A Contrast of Basic Differences among the Phenomenological Research Methods
Hurssel, being a logician, epistemologist, mathematician, and primarily a philosopher focused in grounding scientific and theoretical knowledge. On the other hand, while Heidegger he embraced the arts and scientific knowledge in his methods, his thoughts were inspired to focus on the question of being and mainly articulated matters concerning essential ontology. (Moustakas, n.d.) Although both philosophers claimed to apply the phenomenological method, Hurssel was more consistent as he was logical and, based his methods on secure knowledge and in addition to his discovery and utilization of phenomenological reduction. The question of being dominated Heidegger's thoughts and because he found the question of being having originated from Dasein, he thought that Dan was the one to interpret the question. (Cohen, Kahn, & Steeves, 2000)Therefore, he gave priority to interpretation. According to him, the phenomenological method of description is found within interpretation.
Literature reveals that most researches following the descriptive method are applied to highlight features of experiences that have not been adequately understood. On the other hand, the interpretive method is applied to analyze contextual aspects of an experience concerning other effects such as gender, employment, well-being, or culture of groups or people experiencing the situation. Having known this makes it possible for researchers to gain a better understanding of the experience, in order for caregivers to get proper knowledge required to address the needs of such people.
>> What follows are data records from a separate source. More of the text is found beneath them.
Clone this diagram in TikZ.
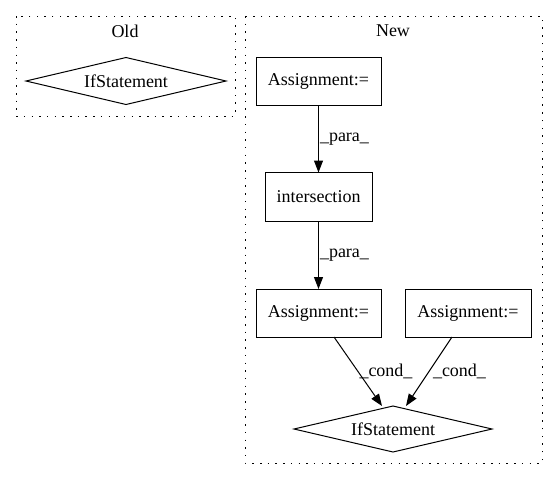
\documentclass[tikz,border=0pt]{standalone}
\usepackage{fontspec}
\setmainfont{Liberation Serif}
\usetikzlibrary{shapes.geometric,arrows.meta,positioning}

\begin{document}
\begin{tikzpicture}[x=1pt,y=-1pt,->,>={Triangle[length=12pt,width=9pt]},line width=1pt,
  every node/.style={font=\fontsize{18}{20}\selectfont,outer sep=0pt}]
\tikzstyle{box}=[draw,rectangle,minimum width=125pt,minimum height=48pt,inner sep=0pt]
\tikzstyle{cond}=[diamond,draw,aspect=4.2,minimum width=200pt,minimum height=47pt,inner sep=0pt]
\tikzstyle{lbl}=[midway,anchor=west,inner sep=1.5pt]
\tikzstyle{cluster}=[-,line width=1pt,dash pattern=on 1.5pt off 6.2pt]

\useasboundingbox (0,0) rectangle (557,480);

% old
\draw[cluster] (16,16) rectangle (235,116);
\node (oldlabel) at (125,31) {Old};
\node[cond] (oldif) at (126,81) {IfStatement};

% new
\draw[cluster] (245,16) rectangle (542,463);
\node (newlabel) at (393,31) {New};
\node[box] (topassign) at (318.5,81) {Assignment:=};
\node[box,minimum width=107pt,minimum height=49pt] (inter) at (318.5,197) {intersection};
\node[box] (midassign) at (318.5,313) {Assignment:=};
\node[box,minimum width=126pt] (rightassign) at (468,313) {Assignment:=};
\node[cond,minimum width=198pt,minimum height=46pt] (newif) at (393,429) {IfStatement};

\path
(topassign) edge node[lbl]{\_para\_} (inter)
(inter) edge node[lbl]{\_para\_} (midassign);
\draw ([xshift=15.5pt]midassign.south) -- node[lbl]{\_cond\_} ([xshift=-11pt]newif.north);
\draw ([xshift=-16pt]rightassign.south) -- node[lbl,inner sep=4pt]{\_cond\_} ([xshift=13pt]newif.north);
\end{tikzpicture}
\end{document}
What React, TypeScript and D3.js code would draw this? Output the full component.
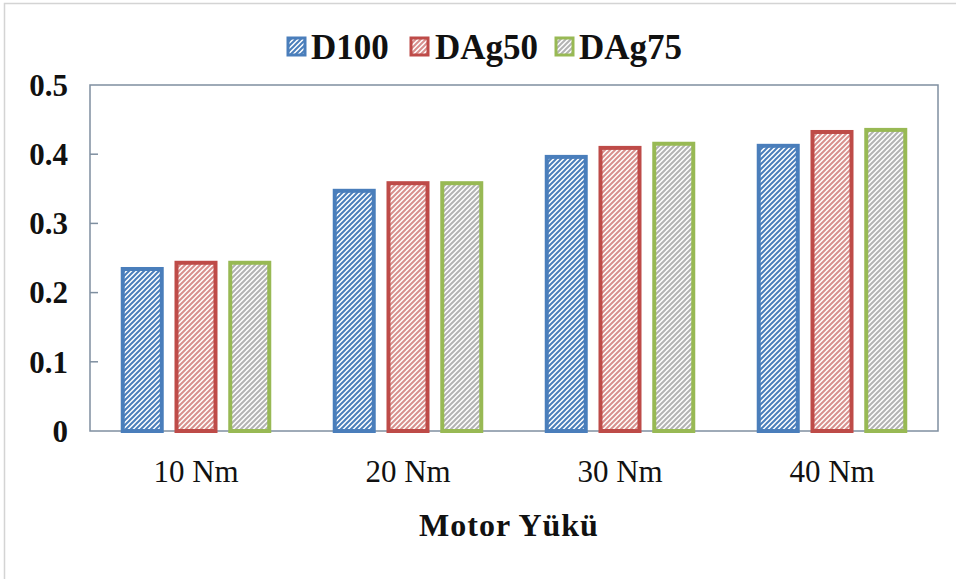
import React from "react";
import * as d3 from "d3";

const categories = ["10 Nm", "20 Nm", "30 Nm", "40 Nm"];
const seriesNames = ["D100", "DAg50", "DAg75"];
const D100 = [0.237, 0.35, 0.399, 0.415];
const DAg50 = [0.246, 0.361, 0.412, 0.435];
const DAg75 = [0.246, 0.361, 0.418, 0.438];
const yTicks = [0, 0.1, 0.2, 0.3, 0.4, 0.5];
const yTickLabels = ["0", "0.1", "0.2", "0.3", "0.4", "0.5"];
const xTitle = "Motor Yükü";

const seriesValues = [D100, DAg50, DAg75];
const strokeColors = ["#4a7ebb", "#be4b48", "#98b954"];
const hatchColors = ["#4a7ebb", "#d88f8d", "#b3b3b3"];

export default function App() {
  const W = 956, H = 579;
  const m = { left: 90, right: 938, top: 85, bottom: 431 };
  const x = d3.scaleBand<string>().domain(categories).range([m.left, m.right]).paddingInner(0.29).paddingOuter(0.145);
  const xs = d3.scaleBand<string>().domain(seriesNames).range([0, x.bandwidth()]).paddingInner(0.2);
  const y = d3.scaleLinear().domain([0, 0.5]).range([m.bottom, m.top]);
  const serif = "'Liberation Serif', 'Times New Roman', serif";

  const legendItems = [
    { sx: 287, tx: 311 },
    { sx: 410, tx: 435 },
    { sx: 555, tx: 579 },
  ];

  return (
    <svg width={W} height={H} style={{ position: "absolute", left: 0, top: 0, background: "#fff" }}>
      <defs>
        {hatchColors.map((c, i) => (
          <pattern key={i} id={`hatch${i}`} patternUnits="userSpaceOnUse" width={5} height={5}>
            <rect width={5} height={5} fill="#fff" />
            <path d="M-1,1 l2,-2 M0,5 l5,-5 M4,6 l2,-2" stroke={c} strokeWidth={2} />
          </pattern>
        ))}
      </defs>
      <rect x={4.5} y={3.5} width={W + 10} height={H + 10} fill="#fff" stroke="#d4d4d4" strokeWidth={1.5} />
      <rect x={m.left} y={m.top} width={m.right - m.left} height={m.bottom - m.top} fill="#fff" stroke="#7f8fa0" strokeWidth={1.5} />
      {yTicks.map((t, i) => (
        <g key={i}>
          {i > 0 && i < yTicks.length - 1 && (
            <line x1={m.left} x2={m.left + 8} y1={y(t)} y2={y(t)} stroke="#7f8fa0" strokeWidth={1.5} />
          )}
          <text x={68} y={y(t)} dy="0.35em" textAnchor="end" fontFamily={serif} fontWeight="bold" fontSize={31} fill="#111">
            {yTickLabels[i]}
          </text>
        </g>
      ))}
      {categories.map((c, ci) => (
        <g key={c}>
          {seriesNames.map((s, si) => {
            const v = seriesValues[si][ci];
            const bx = (x(c) as number) + (xs(s) as number);
            return (
              <rect key={s} x={bx + 2} y={y(v) + 2} width={xs.bandwidth() - 4} height={y(0) - y(v) - 2}
                fill={`url(#hatch${si})`} stroke={strokeColors[si]} strokeWidth={4} />
            );
          })}
          <text x={(x(c) as number) + x.bandwidth() / 2} y={471} dy="0.35em" textAnchor="middle" fontFamily={serif} fontSize={31} fill="#111">
            {c}
          </text>
        </g>
      ))}
      <text x={509} y={525} dy="0.35em" textAnchor="middle" fontFamily={serif} fontWeight="bold" fontSize={32} fill="#111" letterSpacing={1}>
        {xTitle}
      </text>
      {seriesNames.map((s, i) => (
        <g key={s}>
          <rect x={legendItems[i].sx + 1} y={38} width={17} height={17} fill={`url(#hatch${i})`} stroke={strokeColors[i]} strokeWidth={3} />
          <text x={legendItems[i].tx} y={47} dy="0.35em" fontFamily={serif} fontWeight="bold" fontSize={35} fill="#111">
            {s}
          </text>
        </g>
      ))}
    </svg>
  );
}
The choice a proper phenomenological research method that is in harmony with Heidegger's interpretive or Husserl's descriptive phenomenology is important to the reliability of the proposed study. The nurse researcher is encouraged to observe care when naming and choosing their study approach, because their choices may have consequences in the quality of future studies.
Van Manen, M. (2016). Phenomenology of practice (1st ed.). Abingdon: Routledge.
Thomas, S. & Pollio, H. (2002). Listening to patients (1st ed.). New York: Springer Pub. Co.
Moustakas, C. Phenomenological research methods (1st ed.).
Cohen, M., Kahn, D., & Steeves, R. (2000). Hermeneutic phenomenological research (1st ed.). Thousand Oaks, Calif.: Sage Publications.
Heidegger, M. & Dahlstrom, D. (2005). Introduction to phenomenological research (1st ed.). Bloomington: Indiana University Press.